Some will need to make midyear cuts, beyond what they've sliced from their budgets already, say fiscal experts.
States across the US are in budget trouble, because the recession has caused tax revenues to plunge.
As many states rolled over into a new budget year Wednesday, nearly a dozen were scrambling to bridge gaps in their finances.
Indiana was among those that succeeded in their last-minute efforts. But some of the largest states – California, Illinois, Pennsylvania, and Ohio – were still grappling with fiscal emergencies as the calendar rolled into July.
As people and companies earn less, states collect less
Tax collections fell sharply during the 2009 fiscal year just ended on all fronts. Revenues from sales taxes were down 3.2 percent from 2008, from personal income taxes 6.6 percent, and from corporate tax payments 15.2 percent, according to estimates by the National Governors Association. That reflects the nature of the current recession, which has caused consumers to retrench, capital gains for investors to evaporate, and business profits to shrink.

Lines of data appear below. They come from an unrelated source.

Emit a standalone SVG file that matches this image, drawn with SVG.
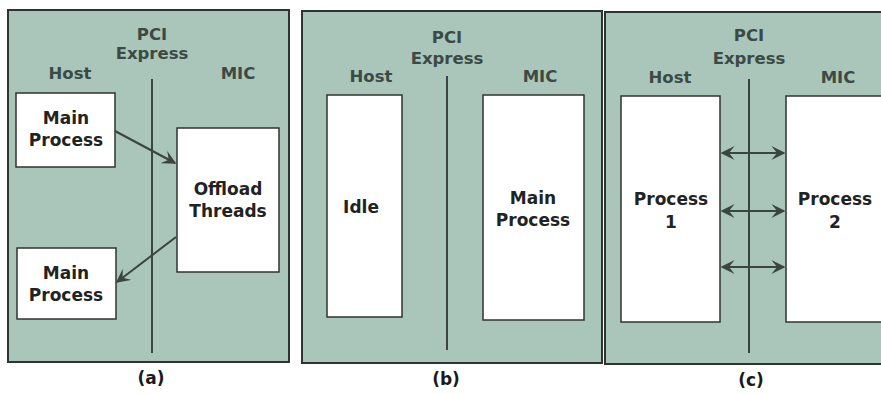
<svg xmlns="http://www.w3.org/2000/svg" width="881" height="394" viewBox="0 0 881 394">
<style>
.frame{fill:#aac6ba;stroke:#2e3431;stroke-width:2}
.box{fill:#ffffff;stroke:#2e3431;stroke-width:1.5}
.div{stroke:#3a4541;stroke-width:2;fill:none}
.hdr{font-family:"DejaVu Sans",Verdana,sans-serif;font-weight:bold;font-size:16.5px;fill:#3c4a46;text-anchor:middle}
.txt{font-family:"DejaVu Sans",Verdana,sans-serif;font-weight:bold;font-size:17px;fill:#1f2321;text-anchor:middle}
.cap{font-family:"DejaVu Sans",Verdana,sans-serif;font-weight:bold;font-size:17px;fill:#1a1a1a;text-anchor:middle}
.con{stroke:#3a4541;stroke-width:2;fill:none}
</style>
<defs>
<marker id="ah" viewBox="0 0 10 10" refX="9" refY="5" markerWidth="7" markerHeight="7" orient="auto-start-reverse" markerUnits="strokeWidth">
<path d="M0,0 L10,5 L0,10 L4,5 z" fill="#3a4541"/>
</marker>
</defs>
<rect width="881" height="394" fill="#ffffff"/>

<!-- Panel (a) -->
<g id="panel-a">
<rect class="frame" x="8" y="10" width="281" height="352"/>
<text class="hdr" x="152" y="40">PCI</text>
<text class="hdr" x="152" y="59">Express</text>
<text class="hdr" x="70" y="79">Host</text>
<text class="hdr" x="238" y="79">MIC</text>
<line class="div" x1="152" y1="79" x2="152" y2="353"/>
</g>
<g id="a-main1">
<rect class="box" x="16" y="93" width="99" height="74"/>
<text class="txt" x="66" y="124">Main</text>
<text class="txt" x="66" y="146">Process</text>
</g>
<g id="a-offload">
<rect class="box" x="177" y="128" width="102" height="144"/>
<text class="txt" x="228" y="195">Offload</text>
<text class="txt" x="228" y="217">Threads</text>
</g>
<g id="a-main2">
<rect class="box" x="17" y="248" width="99" height="71"/>
<text class="txt" x="66" y="279">Main</text>
<text class="txt" x="66" y="301">Process</text>
</g>
<text class="cap" x="151" y="384">(a)</text>

<!-- Panel (b) -->
<g id="panel-b">
<rect class="frame" x="302" y="11" width="300" height="352"/>
<text class="hdr" x="447" y="43">PCI</text>
<text class="hdr" x="447" y="64">Express</text>
<text class="hdr" x="371" y="82">Host</text>
<text class="hdr" x="540" y="82">MIC</text>
<line class="div" x1="447" y1="76" x2="447" y2="350"/>
</g>
<g id="b-idle">
<rect class="box" x="327" y="95" width="75" height="222"/>
<text class="txt" x="361" y="213">Idle</text>
</g>
<g id="b-main">
<rect class="box" x="483" y="95" width="101" height="225"/>
<text class="txt" x="533" y="204">Main</text>
<text class="txt" x="533" y="226">Process</text>
</g>
<text class="cap" x="446" y="385">(b)</text>

<!-- Panel (c) -->
<g id="panel-c">
<rect class="frame" x="605" y="12" width="290" height="352"/>
<text class="hdr" x="749" y="41">PCI</text>
<text class="hdr" x="749" y="64">Express</text>
<text class="hdr" x="670" y="83">Host</text>
<text class="hdr" x="838" y="83">MIC</text>
<line class="div" x1="749" y1="79" x2="749" y2="353"/>
</g>
<g id="c-p1">
<rect class="box" x="621" y="96" width="99" height="226"/>
<text class="txt" x="671" y="205">Process</text>
<text class="txt" x="671" y="228">1</text>
</g>
<g id="c-p2">
<rect class="box" x="786" y="96" width="110" height="226"/>
<text class="txt" x="835" y="205">Process</text>
<text class="txt" x="835" y="228">2</text>
</g>
<text class="cap" x="751" y="386">(c)</text>

<g id="connectors">
<line class="con" x1="115" y1="131" x2="175" y2="163" marker-end="url(#ah)"/>
<line class="con" x1="176" y1="237" x2="117" y2="282" marker-end="url(#ah)"/>
<line class="con" x1="722" y1="153" x2="784" y2="153" marker-start="url(#ah)" marker-end="url(#ah)"/>
<line class="con" x1="722" y1="211" x2="784" y2="211" marker-start="url(#ah)" marker-end="url(#ah)"/>
<line class="con" x1="722" y1="267" x2="784" y2="267" marker-start="url(#ah)" marker-end="url(#ah)"/>
</g>
</svg>
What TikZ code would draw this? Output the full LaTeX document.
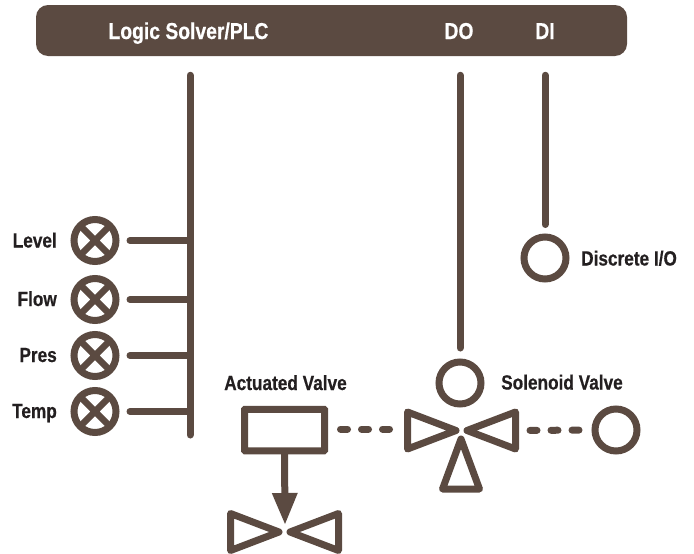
\documentclass[tikz,border=0pt]{standalone}
\usepackage{fontspec}
\setsansfont[FakeStretch=0.84,BoldFeatures={FakeBold=0.5}]{Liberation Sans}
\usetikzlibrary{arrows.meta, positioning, shapes.geometric, calc}
\definecolor{barkbrown}{HTML}{5B4A41}
\definecolor{labelink}{HTML}{231F20}

\begin{document}
\begin{tikzpicture}[
    x=1pt, y=-1pt,
    font=\sffamily\bfseries\fontsize{20.5}{22}\selectfont,
    % Styles
    wire/.style={line width=7pt, color=barkbrown, line cap=round},
    signal/.style={wire, dash pattern=on 7pt off 14pt},
    coil/.style={
        draw=barkbrown, line width=7pt, circle, fill=white,
        minimum size=42pt, inner sep=0pt, outer sep=0pt
    },
    sensor/.style={
        coil,
        path picture={
            \draw[barkbrown, line width=6.5pt]
                (path picture bounding box.north west) -- (path picture bounding box.south east)
                (path picture bounding box.north east) -- (path picture bounding box.south west);
        }
    },
    actuator/.style={
        draw=barkbrown, line width=7pt, rounded corners=0.5pt, fill=white,
        minimum width=80pt, minimum height=41.5pt, inner sep=0pt, outer sep=0pt
    },
    valve/.style={
        draw=barkbrown, line width=7pt, line join=round, fill=white,
        isosceles triangle, isosceles triangle stretches,
        minimum width=37pt, minimum height=48.5pt, inner sep=0pt, outer sep=0pt,
        anchor=apex
    },
    tag/.style={color=labelink, inner sep=0pt},
    plctag/.style={color=white, inner sep=0pt, anchor=base, font=\sffamily\bfseries\fontsize{23}{25}\selectfont}
]
    \useasboundingbox (0,0) rectangle (694,554);

    % --- Logic solver ---
    \node[fill=barkbrown, rounded corners=12pt, minimum width=591pt, minimum height=51pt,
        inner sep=0pt] (plc) at (331.5,30.5) {};
    \node[plctag] (plcname) at (188.5,39) {Logic Solver/PLC};
    \node[plctag] (dotag) at (459,39) {DO};
    \node[plctag] (ditag) at (545,39) {DI};

    % --- Sensors ---
    \node[sensor] (level) at (95,240.5) {};
    \node[sensor, below=17pt of level] (flow) {};
    \node[sensor, below=14pt of flow] (pres) {};
    \node[sensor, below=14pt of pres] (temp) {};

    \node[tag, anchor=base east] (leveltag) at (57,247.5) {Level};
    \node[tag, anchor=base east] (flowtag) at (57,306) {Flow};
    \node[tag, anchor=base east] (prestag) at (57,362) {Pres};
    \node[tag, anchor=base east] (temptag) at (57,418) {Temp};

    % --- Discrete input ---
    \node[coil] (dicoil) at (545,258) {};
    \node[tag, anchor=base west] (ditext) at (581,265.5) {Discrete I/O};

    % --- Actuated valve ---
    \node[actuator] (actbox) at (284.5,430) {};
    \node[tag, anchor=base] (acttag) at (285.5,390) {Actuated Valve};
    \node[valve, shape border rotate=0] (actleft) at (279,532) {};
    \node[valve, shape border rotate=180] (actright) at (290,532) {};

    % --- Solenoid valve ---
    \node[coil] (solcoil) at (460,383) {};
    \node[tag, anchor=base west] (soltag) at (501,389.5) {Solenoid Valve};
    \node[valve, shape border rotate=0] (solleft) at (456,430.5) {};
    \node[valve, shape border rotate=180] (solright) at (467,430.5) {};
    \node[valve, shape border rotate=90, minimum height=50pt] (solbase) at (461,439) {};
    \node[coil] (solreset) at (616,430) {};

    % --- Connections ---
    % Bus and branches
    \coordinate (bustop) at (190,75.25);
    \coordinate (busend) at (190,435);
    \coordinate (dotap) at (460,75.25);
    \coordinate (ditap) at (545,75.25);
    \draw[wire] (bustop) -- (busend);
    \foreach \name in {level, flow, pres, temp} {
        \draw[wire, shorten <=14pt] (\name.east) -- (\name.east -| bustop);
    }
    \draw[wire, shorten >=14pt] (dotap) -- (solcoil.north);
    \draw[wire, shorten >=12.5pt] (ditap) -- (dicoil.north);

    % Valve signals
    \draw[signal, shorten <=16pt, shorten >=18pt, transform canvas={yshift=1.5pt}] (actbox.east |- solleft.lower side) -- (solleft.lower side);
    \draw[signal, shorten <=14.5pt, shorten >=16pt] (solright.lower side) -- (solreset.west);
    \draw[barkbrown, line width=7pt, -{Triangle[length=31pt, width=26pt, line width=0pt, round]}, shorten >=-1pt] (actbox.south) -- (285,523);
\end{tikzpicture}
\end{document}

In this tough climate, states have already taken major actions to cut spending or tap new revenue sources. But more measures are expected in the next year or two, because state budgets often feel the pinch of a recession even once the economy recovers.
The tax crunch for states became especially deep early this year, as Americans finalized their tax returns 2008, according to a June survey by the Nelson Rockefeller Institute of Government in Albany, N.Y.